Alun Thomas
- Born: Alun Gruffydd Thomas 3 February 1926 Cwmavon, Neath Port Talbot, Wales
- Died: 8 May 1991 (aged 65) Swansea, Wales
- School: Port Talbot County School
- University: University College, Aberystwyth

Rugby union career
- Position: Centre

Amateur team(s)
- Years: Team / Apps / (Points)
- Llanelli Wanderers RFC
- Llangennech RFC
- Swansea RFC
- 1950-1954: Cardiff RFC
- 1954: Llanelli RFC
- Barbarian F.C.

International career
- Years: Team / Apps / (Points)
- 1952–1955: Wales / 13 / (6)
- 1955: British Lions / 0 / (0)

= Alun Thomas =

British Lions & Wales international rugby union footballer

Alun Gruffydd Thomas (3 February 1926 – 8 May 1991) was a rugby union centre from Cwmavon who played international rugby for Wales between 1952 and 1955. He studied at UCW Aberystwyth and played for the college first team and the newly founded Rugby Club.
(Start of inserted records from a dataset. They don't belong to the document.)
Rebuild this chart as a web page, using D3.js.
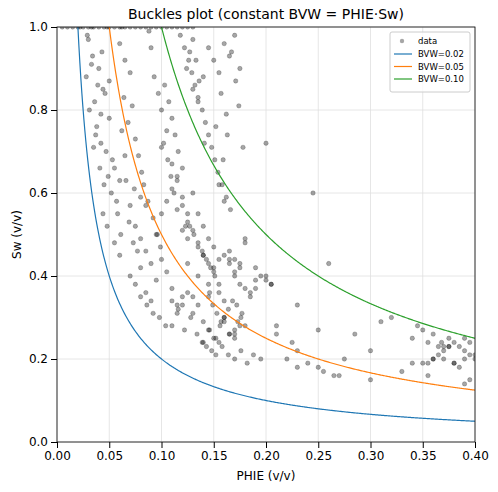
<!DOCTYPE html>
<html><head><meta charset="utf-8">
<script src="https://cdn.jsdelivr.net/npm/d3@7"></script>
<style>body{margin:0;background:#fff}svg{font-family:"DejaVu Sans",sans-serif}</style>
</head><body><svg id="c" width="498" height="492"></svg>
<script>
const title = "Buckles plot (constant BVW = PHIE·Sw)";
const xTicks = [0,0.05,0.1,0.15,0.2,0.25,0.3,0.35,0.4];
const yTicks = [0,0.2,0.4,0.6,0.8,1.0];
const bvwValues = [0.02,0.05,0.10];
const bvwColors = ["#1f77b4","#ff7f0e","#2ca02c"];
const phie = [
0.005,0.01,0.015,0.02,0.025,0.03,0.035,0.04,0.045,0.05,0.055,0.06,0.065,0.07,0.075,0.08,0.085,0.09,0.095,0.1,0.105,0.11,0.115,0.12,0.125,0.13,0.022,0.033,0.048,0.062,
0.03,0.034,0.028,0.04,0.044,0.036,0.05,0.046,0.038,0.042,0.031,0.047,0.053,0.041,0.037,0.045,0.039,0.043,0.029,0.049,0.035,0.052,0.057,0.044,0.048,0.055,0.06,0.033,0.042,0.05,
0.06,0.065,0.07,0.064,0.072,0.068,0.075,0.078,0.081,0.062,0.066,0.074,0.08,0.085,0.088,0.09,0.093,0.097,0.1,0.103,0.107,0.11,0.113,0.116,0.12,0.124,0.127,0.13,0.133,0.136,
0.058,0.061,0.069,0.073,0.077,0.083,0.087,0.092,0.096,0.099,0.102,0.106,0.109,0.112,0.115,0.118,0.122,0.126,0.129,0.132,0.135,0.139,0.142,0.145,0.148,0.151,0.154,0.158,0.162,0.166,
0.07,0.075,0.08,0.085,0.09,0.095,0.1,0.105,0.11,0.115,0.12,0.125,0.13,0.135,0.14,0.145,0.15,0.155,0.16,0.165,0.17,0.175,0.18,0.185,0.19,0.195,0.2,0.205,0.16,0.17,
0.055,0.06,0.065,0.07,0.075,0.08,0.085,0.09,0.095,0.1,0.105,0.11,0.115,0.12,0.125,0.13,0.135,0.14,0.145,0.15,0.155,0.16,0.165,0.17,0.175,0.18,0.185,0.19,0.12,0.125,
0.1,0.105,0.11,0.115,0.12,0.125,0.13,0.135,0.14,0.145,0.15,0.155,0.16,0.165,0.17,0.175,0.18,0.123,0.127,0.131,0.135,0.139,0.143,0.147,0.151,0.155,0.145,0.149,0.153,0.157,
0.11,0.115,0.12,0.125,0.13,0.135,0.14,0.145,0.15,0.155,0.16,0.165,0.17,0.175,0.172,0.168,0.164,0.16,0.156,0.177,0.18,0.173,0.176,0.148,0.152,0.165,0.17,0.139,0.143,0.146,
0.13,0.135,0.14,0.145,0.15,0.155,0.16,0.165,0.17,0.175,0.157,0.162,0.167,0.171,0.174,0.152,0.141,0.159,0.163,0.178,
0.08,0.086,0.092,0.098,0.104,0.11,0.116,0.122,0.128,0.134,0.14,0.146,0.152,0.158,0.164,0.17,0.176,0.182,0.188,0.195,0.21,0.225,0.24,0.255,0.27,0.23,0.25,0.19,0.2,0.205,
0.21,0.22,0.23,0.245,0.26,0.265,0.275,0.285,0.3,0.31,0.32,0.33,0.34,0.345,0.35,0.355,0.36,0.365,0.37,0.375,0.38,0.385,0.39,0.395,0.4,0.36,0.37,0.38,0.39,0.355,
0.35,0.36,0.37,0.38,0.39,0.395,0.365,0.375,0.385,0.4,0.34,0.355,0.395,0.39,0.375,0.368,0.3,0.25,0.23,0.2
];
const sw = [
1,1,1,1,1,1,1,1,1,1,1,1,1,1,1,1,1,1,1,1,1,1,1,1,1,1,1,1,1,1,
0.97,0.93,0.88,0.9,0.85,0.82,0.78,0.84,0.76,0.72,0.8,0.7,0.68,0.66,0.74,0.62,0.86,0.94,0.98,0.64,0.71,0.6,0.58,0.55,0.52,0.48,0.45,0.91,0.79,0.87,
0.96,0.92,0.89,0.83,0.81,0.77,0.73,0.69,0.65,0.75,0.63,0.61,0.59,0.57,0.99,0.95,0.88,0.84,0.8,0.86,0.82,0.78,0.74,0.7,0.66,0.9,0.94,0.97,0.92,0.87,
0.55,0.5,0.53,0.48,0.46,0.62,0.58,0.54,0.5,0.47,0.72,0.68,0.64,0.6,0.56,0.98,0.95,0.92,0.89,0.86,0.83,0.8,0.77,0.74,0.71,0.68,0.65,0.62,0.59,0.56,
0.4,0.38,0.42,0.36,0.34,0.39,0.44,0.41,0.37,0.33,0.35,0.43,0.31,0.4,0.45,0.38,0.42,0.36,0.34,0.44,0.41,0.38,0.48,0.36,0.37,0.4,0.39,0.38,0.3,0.26,
0.66,0.63,0.69,0.57,0.52,0.49,0.46,0.43,0.5,0.55,0.58,0.61,0.64,0.57,0.53,0.6,0.55,0.52,0.49,0.47,0.44,0.45,0.43,0.4,0.42,0.37,0.35,0.39,0.51,0.49,
0.71,0.75,0.67,0.63,0.59,0.55,0.51,0.48,0.45,0.43,0.41,0.62,0.58,0.46,0.44,0.43,0.49,0.52,0.52,0.5,0.47,0.46,0.44,0.42,0.4,0.38,0.35,0.33,0.31,0.29,
0.28,0.31,0.33,0.36,0.35,0.33,0.29,0.27,0.25,0.24,0.29,0.26,0.27,0.28,0.33,0.34,0.32,0.3,0.28,0.31,0.28,0.29,0.3,0.22,0.21,0.26,0.25,0.24,0.23,0.36,
0.85,0.82,0.88,0.95,0.92,0.89,0.96,0.93,0.98,0.9,0.84,0.79,0.94,0.87,0.81,0.76,0.72,0.68,0.74,0.71,
0.35,0.33,0.31,0.3,0.28,0.34,0.32,0.27,0.3,0.26,0.24,0.27,0.25,0.23,0.21,0.2,0.22,0.19,0.21,0.2,0.28,0.24,0.19,0.17,0.16,0.18,0.27,0.42,0.4,0.38,
0.26,0.2,0.33,0.6,0.43,0.16,0.2,0.26,0.22,0.29,0.3,0.17,0.25,0.28,0.27,0.19,0.2,0.21,0.22,0.23,0.24,0.23,0.22,0.24,0.21,0.26,0.2,0.19,0.2,0.24,
0.19,0.2,0.23,0.19,0.14,0.21,0.23,0.25,0.18,0.2,0.19,0.16,0.15,0.25,0.23,0.24,0.15,0.18,0.22,0.72
];
const W=498,H=492,m={l:57,r:23,t:27,b:50};
const svg=d3.select("#c");
const x=d3.scaleLinear().domain([0,0.4]).range([m.l,W-m.r]);
const y=d3.scaleLinear().domain([0,1]).range([H-m.b,m.t]);
const g=svg.append("g");
g.selectAll(".gx").data(xTicks).join("line").attr("x1",d=>x(d)).attr("x2",d=>x(d)).attr("y1",m.t).attr("y2",H-m.b).attr("stroke","#e0e0e0").attr("stroke-width",0.8);
g.selectAll(".gy").data(yTicks).join("line").attr("y1",d=>y(d)).attr("y2",d=>y(d)).attr("x1",m.l).attr("x2",W-m.r).attr("stroke","#e0e0e0").attr("stroke-width",0.8);
svg.append("defs").append("clipPath").attr("id","cp").append("rect").attr("x",m.l).attr("y",m.t).attr("width",W-m.l-m.r).attr("height",H-m.t-m.b);
const pts=svg.append("g").attr("clip-path","url(#cp)");
pts.selectAll("circle").data(phie.map((p,i)=>[p,sw[i]])).join("circle").attr("cx",d=>x(d[0])).attr("cy",d=>y(d[1])).attr("r",2.2).attr("fill","#000").attr("fill-opacity",0.35).attr("stroke","#000").attr("stroke-opacity",0.2);
const line=d3.line().x(d=>x(d[0])).y(d=>y(d[1]));
bvwValues.forEach((b,i)=>{
  const xs=d3.range(0,401).map(k=>b+(0.4-b)*k/400);
  pts.append("path").datum(xs.map(p=>[p,Math.min(b/p,1.05)])).attr("d",line).attr("fill","none").attr("stroke",bvwColors[i]).attr("stroke-width",1.2);
});
svg.append("rect").attr("x",m.l).attr("y",m.t).attr("width",W-m.l-m.r).attr("height",H-m.t-m.b).attr("fill","none").attr("stroke","#000").attr("stroke-width",0.8);
const xa=svg.append("g").attr("transform",`translate(0,${H-m.b})`).call(d3.axisBottom(x).tickValues(xTicks).tickFormat(d3.format(".2f")).tickSizeOuter(0));
const ya=svg.append("g").attr("transform",`translate(${m.l},0)`).call(d3.axisLeft(y).tickValues(yTicks).tickFormat(d3.format(".1f")).tickSizeOuter(0));
[xa,ya].forEach(a=>{a.select(".domain").remove();a.selectAll("text").attr("font-size",12).attr("fill","#000").attr("font-family","DejaVu Sans");a.selectAll("line").attr("stroke","#000")});
svg.append("text").attr("x",(m.l+W-m.r)/2).attr("y",19).attr("text-anchor","middle").attr("font-size",14).text(title);
svg.append("text").attr("x",(m.l+W-m.r)/2).attr("y",480).attr("text-anchor","middle").attr("font-size",12).text("PHIE (v/v)");
svg.append("text").attr("transform",`translate(21,${(m.t+H-m.b)/2}) rotate(-90)`).attr("text-anchor","middle").attr("font-size",12).text("Sw (v/v)");
const lg=svg.append("g").attr("transform","translate(390,32)");
lg.append("rect").attr("width",80).attr("height",60).attr("rx",2).attr("fill","#fff").attr("fill-opacity",0.8).attr("stroke","#ccc");
lg.append("circle").attr("cx",12).attr("cy",9).attr("r",2.2).attr("fill","#000").attr("fill-opacity",0.35);
lg.append("text").attr("x",28).attr("y",12).attr("font-size",8.5).text("data");
bvwValues.forEach((b,i)=>{
  lg.append("line").attr("x1",4).attr("x2",22).attr("y1",22+i*12.5).attr("y2",22+i*12.5).attr("stroke",bvwColors[i]).attr("stroke-width",1.2);
  lg.append("text").attr("x",28).attr("y",25+i*12.5).attr("font-size",8.5).text("BVW="+b.toFixed(2));
});
</script></body></html>
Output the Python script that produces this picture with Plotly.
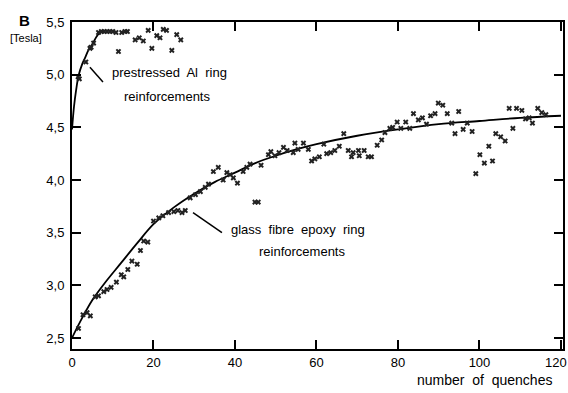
import plotly.graph_objects as go

# Prestressed Al ring reinforcements (measured points)
al_x = [1.5, 1.8, 3.4, 4.4, 4.7, 5.3, 6.5, 7.2, 7.9, 8.6, 9.3, 10.0, 10.8, 11.4, 12.2, 13.0, 13.6,
        15.5, 16.5, 17.5, 18.7, 19.6, 20.8, 21.6, 22.4, 23.2, 24.5, 25.7, 26.7]
al_y = [4.98, 4.96, 5.12, 5.25, 5.26, 5.30, 5.40, 5.41, 5.41, 5.41, 5.41, 5.41, 5.40, 5.22, 5.40, 5.41, 5.41,
        5.33, 5.35, 5.32, 5.42, 5.25, 5.37, 5.35, 5.43, 5.42, 5.23, 5.38, 5.33]

# Al fit curve
al_fit_x = [0.0, 0.5, 1.0, 1.6, 2.5, 3.2, 4.0, 4.9, 5.7, 6.6, 7.8]
al_fit_y = [4.48, 4.70, 4.85, 4.99, 5.10, 5.16, 5.23, 5.28, 5.34, 5.39, 5.41]

# Glass fibre epoxy ring reinforcements (measured points)
gf_x = [1.6, 2.7, 3.7, 4.5, 5.7, 6.5, 7.8, 8.6, 9.6, 10.9, 12.1, 12.7, 13.7, 14.7, 16.0, 16.8, 17.6, 18.6,
        20.0, 21.3, 22.3, 23.7, 25.0, 26.0, 27.0, 27.8, 29.0, 30.3, 31.5, 32.7, 33.5, 34.7, 35.9, 37.1,
        38.0, 38.8, 39.6, 40.6, 42.0, 42.9, 43.7, 44.9, 45.7, 46.4, 48.2, 48.8, 49.8, 50.8, 51.9, 52.8,
        54.3, 54.7, 55.5, 56.8, 58.0, 58.8, 59.6, 60.7, 61.8, 62.5, 63.5, 64.5, 65.6, 66.7, 67.8, 68.6,
        69.0, 70.3, 70.5, 71.7, 72.7, 73.5, 74.9, 76.0, 76.8, 78.0, 78.7, 79.8, 80.7, 81.9, 82.9, 83.8,
        85.0, 86.0, 87.0, 88.0, 89.1, 89.9, 91.0, 92.1, 93.2, 94.0, 94.9, 96.0, 97.0, 98.2, 99.1, 100.1,
        101.2, 102.3, 103.2, 104.0, 105.2, 106.3, 107.3, 108.2, 109.1, 110.4, 111.3, 112.2, 113.0, 114.3,
        115.3, 116.3]
gf_y = [2.59, 2.72, 2.74, 2.71, 2.89, 2.90, 2.94, 2.96, 2.98, 3.03, 3.10, 3.08, 3.15, 3.23, 3.20, 3.33, 3.42, 3.41,
        3.61, 3.64, 3.66, 3.69, 3.70, 3.71, 3.69, 3.71, 3.83, 3.86, 3.89, 3.93, 3.96, 4.08, 4.12, 4.00,
        4.07, 4.05, 4.02, 3.97, 4.08, 4.12, 4.15, 3.79, 3.79, 4.14, 4.24, 4.27, 4.23, 4.26, 4.31, 4.28,
        4.26, 4.35, 4.29, 4.35, 4.29, 4.18, 4.20, 4.22, 4.34, 4.25, 4.26, 4.28, 4.32, 4.44, 4.28, 4.22,
        4.26, 4.28, 4.23, 4.28, 4.22, 4.22, 4.33, 4.38, 4.45, 4.49, 4.50, 4.55, 4.49, 4.55, 4.49, 4.63,
        4.57, 4.59, 4.53, 4.61, 4.63, 4.73, 4.71, 4.63, 4.54, 4.44, 4.65, 4.48, 4.54, 4.46, 4.06, 4.24,
        4.16, 4.32, 4.18, 4.44, 4.41, 4.37, 4.68, 4.49, 4.68, 4.66, 4.58, 4.59, 4.54, 4.68,
        4.64, 4.62]

# Glass fibre fit curve
gf_fit_x = [0, 2.5, 5, 8, 12, 16, 20, 25, 30, 35, 40, 45, 50, 55, 60, 70, 80, 90, 100, 110, 120]
gf_fit_y = [2.50, 2.69, 2.86, 3.02, 3.21, 3.40, 3.58, 3.74, 3.87, 3.98, 4.07, 4.16, 4.23, 4.29, 4.34,
            4.42, 4.48, 4.53, 4.56, 4.59, 4.61]

x_ticks = [0, 20, 40, 60, 80, 100, 120]
x_tick_text = ["0", "20", "40", "60", "80", "100", "120"]
y_ticks = [2.5, 3.0, 3.5, 4.0, 4.5, 5.0, 5.5]
y_tick_text = ["2,5", "3,0", "3,5", "4,0", "4,5", "5,0", "5,5"]

FONT = "Liberation Sans"

fig = go.Figure()
fig.add_trace(go.Scatter(x=al_fit_x, y=al_fit_y, mode="lines", line=dict(color="black", width=1.8, shape="spline"),
                         showlegend=False, hoverinfo="skip"))
fig.add_trace(go.Scatter(x=gf_fit_x, y=gf_fit_y, mode="lines", line=dict(color="black", width=1.8, shape="spline"),
                         showlegend=False, hoverinfo="skip"))
fig.add_trace(go.Scatter(x=al_x, y=al_y, mode="markers",
                         marker=dict(symbol="x", size=5, color="#222"), showlegend=False))
fig.add_trace(go.Scatter(x=gf_x, y=gf_y, mode="markers",
                         marker=dict(symbol="x", size=5, color="#222"), showlegend=False))

# leader lines
fig.add_shape(type="line", x0=4.4, y0=5.07, x1=7.6, y1=4.93, line=dict(color="black", width=1.5))
fig.add_shape(type="line", x0=29.7, y0=3.69, x1=36.8, y1=3.50, line=dict(color="black", width=1.5))

tf = dict(family=FONT, size=13, color="black")
fig.add_annotation(x=24.0, y=5.02, text="prestressed  Al  ring", showarrow=False, font=tf)
fig.add_annotation(x=23.4, y=4.79, text="reinforcements", showarrow=False, font=tf)
fig.add_annotation(x=55.5, y=3.53, text="glass  fibre  epoxy  ring", showarrow=False, font=tf)
fig.add_annotation(x=56.4, y=3.32, text="reinforcements", showarrow=False, font=tf)

fig.add_annotation(xref="paper", yref="paper", x=0.841, y=-0.095, xanchor="center", yanchor="middle",
                   text="number  of  quenches", showarrow=False, font=dict(family=FONT, size=14, color="black"))
fig.add_annotation(xref="paper", yref="paper", x=-0.096, y=1.006, xanchor="center", yanchor="middle",
                   text="<b>B</b>", showarrow=False, font=dict(family=FONT, size=15, color="black"))
fig.add_annotation(xref="paper", yref="paper", x=-0.094, y=0.951, xanchor="center", yanchor="middle",
                   text="[Tesla]", showarrow=False, font=dict(family=FONT, size=11, color="black"))
# last x tick label, nudged inside the window like in the original
fig.add_annotation(xref="paper", yref="paper", x=1.012, y=-0.04, xanchor="right", yanchor="middle",
                   text=x_tick_text[-1], showarrow=False, font=dict(family=FONT, size=13, color="black"))

axis_common = dict(showgrid=False, zeroline=False, showline=True, linecolor="black", linewidth=2,
                   mirror="ticks", ticks="inside", ticklen=9, tickwidth=1.5, tickcolor="black",
                   automargin=False, tickfont=dict(family=FONT, size=13, color="black"))
fig.update_xaxes(range=[0, 120.5], tickvals=x_ticks, ticktext=x_tick_text[:-1] + [""], **axis_common)
fig.update_yaxes(range=[2.395, 5.5], tickvals=y_ticks, ticktext=y_tick_text, ticklabelstandoff=3, **axis_common)

fig.update_layout(width=568, height=393, margin=dict(l=72, r=5, t=22, b=44),
                  paper_bgcolor="white", plot_bgcolor="white")

# remove the default page margin so the 568x393 figure fills the window exactly
fig.write_html("out.html", config={"displayModeBar": False},
               post_script="document.body.style.margin='0';document.body.style.overflow='hidden';")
At club level he represented Cardiff, Swansea and Llanelli, and was also selected for invitational tourists The Barbarians. In 1955 he toured with the British Lions in South Africa, playing in five games. He then managed the team 19 years later on the 1974 tour of South Africa. He won his first cap as a centre against England in Twickenham.